Il propose un vaste plan de réformes, plus ambitieux que celui de son frère : il voulait semble-t-il mettre la République romaine au niveau de l’Empire qu’elle s’était donné, en la faisant reposer sur une base sociale plus large que celle de l’oligarchie.

  • il reprend la réforme agraire de son frère, en l’élargissant à l’Italie du Sud et même à l’outremer : ainsi voulut-il créer une colonie à Carthage.
  • Il fait voter une loi frumentaire, qui permettait des distributions de blé à bas prix – et affaiblissait le pouvoir des riches sur leur clientèle.
  • Il demande que l’on confère le droit latin aux alliés
  • Il s’attire la bienveillance des Chevaliers, en leur accordant la dîme de la nouvelle province d’Asie, et en leur transférant les quaestiones repetundarum (tribunaux d’extorsion).

Après avoir tenté d’employer contre lui les judicieuses surenchères de son collègue Livius Drusus, la Nobilitas inaugure contre lui la procédure pseudo-légale du Senatus consultum ultimum (on sait l’usage qu’en fera Cicéron contre Catilina, p. ex.) et le fait assassiner au cours d’une émeute en 121.

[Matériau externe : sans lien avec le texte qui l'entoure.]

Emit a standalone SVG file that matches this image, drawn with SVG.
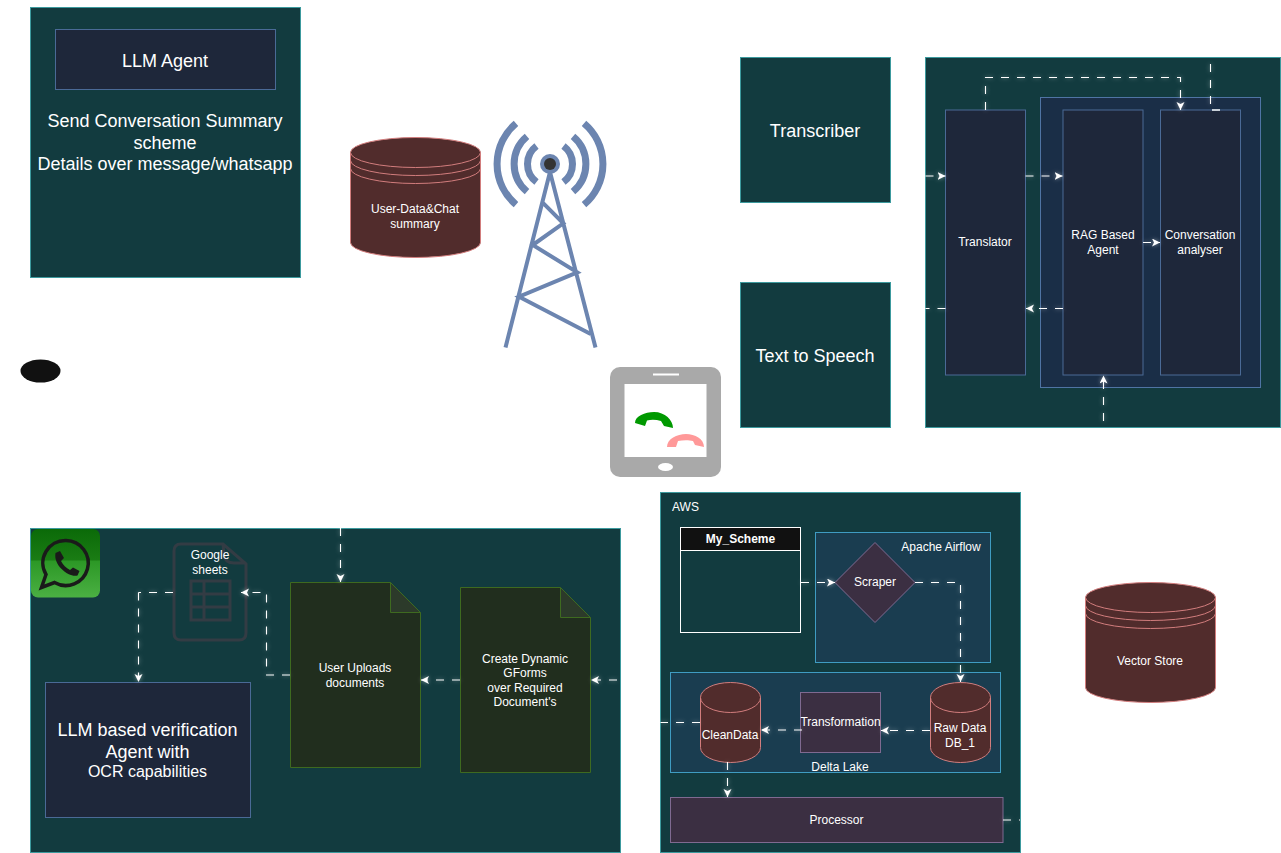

La Nobilitas fait ainsi la démonstration qu’aucune réforme ne peut avoir lieu par les voies légales et pacifiques. La route est donc ouverte pour des aventuriers autrement redoutables tels que Marius, puis Catilina, et surtout, par la suite, César et Antoine…

Marius et Sylla (104-79)

Marius (104-86)

Marius

Né en 157 à Arpinum (comme Cicéron !), chevalier municipal, client des Metelli, il est en 107 élu consul malgré l’opposition de Metellus.

Il se voit attribuer la Numidie : en 105, il est vainqueur de Jugurtha.

Il impose alors une réforme militaire :

  • suppression du cens, et entrée des proletarii dans l’armée
  • réorganisation de la légion, qui passe à 6000 hommes (10 cohortes de 3 manipules chacune)

C’est désormais une armée de métier, efficace et redoutable politiquement.

De 104 à 100, Marius détient le consulat illégalement durant 5 ans. Il vainc les Cimbres et les Teutons (102-101) ; mais à Rome, il s’oppose aux tribuns Saturninus et Glaucia qui veulent reprendre l’œuvre des Gracques : répression sanglante qui le coupe de son principal appui politique, les Populares.

Sylla (91-79) 

Sylla

Patricien sans argent, mais lié aux Metelli, il passe au premier plan lors de la guerre sociale : révolte des alliés (socii) contre Rome. Ceux-ci sont soutenus à Rome même par le tribun Drusus, qui propose une loi agraire, une loi frumentaire, et l’octroi de la ciuitas à tous les Italiens.

En 91, l’assassinat de Drusus provoque des soulèvements.

91-88 : guerre sociale : une confédération marsico-samnite tente de créer un État, mais l’Étrurie reste loyaliste, et Rome l’emporte.

En 89, la ciuitas sera en effet accordée à tous les Italiens. ==> Sylla monte en puissance.

88-79 :

  • En 88, les populares font attribuer à Marius le commandement contre Mithridate ; Sylla entre dans Rome avec son armée. Sacrilège, et massacre. Puis il part en Orient.
  • 87-83 : Tandis que Sylla est en Orient, les marianistes tiennent Rome : nouveaux massacres. Marius meurt en 86 ; Cinna prend sa suite.
  • Printemps 83 : Sylla revient à Rome avec 40 000 hommes : première guerre civile.

Du côté des populares : Sertorius

Du côté de Sylla : Pompée, Crassus, Metellus.

Fin 82, la victoire de Sylla est acquise.

Une dictature constituante

  • proscriptions : plusieurs milliers de victimes, dont 1600 chevaliers. Terreur systématique. Formation d’une police politique avec les esclaves des proscrits.
  • Réforme du Sénat : on y adjoint l’élite des chevaliers, ce qui le mène à 600 membres. Recrutement par promotion automatique des anciens magistrats.
  • Réforme des magistratures, dont le nombre augmente ; cursus honorum réglementé.
  • Les magistrats à imperium n’ont plus de compétence qu’en Italie (préteurs et consuls) ; ils ont l’imperium militiae l’année suivante et seulement en province.
  •  Affaiblissement des tribuns et de l’ordre équestre.
  • Romanisation de l’Italie par l’installation des vétérans. Uniformisation des municipes, dirigés par des quatuorvirs.
  • Lois morales (contre l’adultère etc.)

Départ (volontaire ?) de Sylla en 79.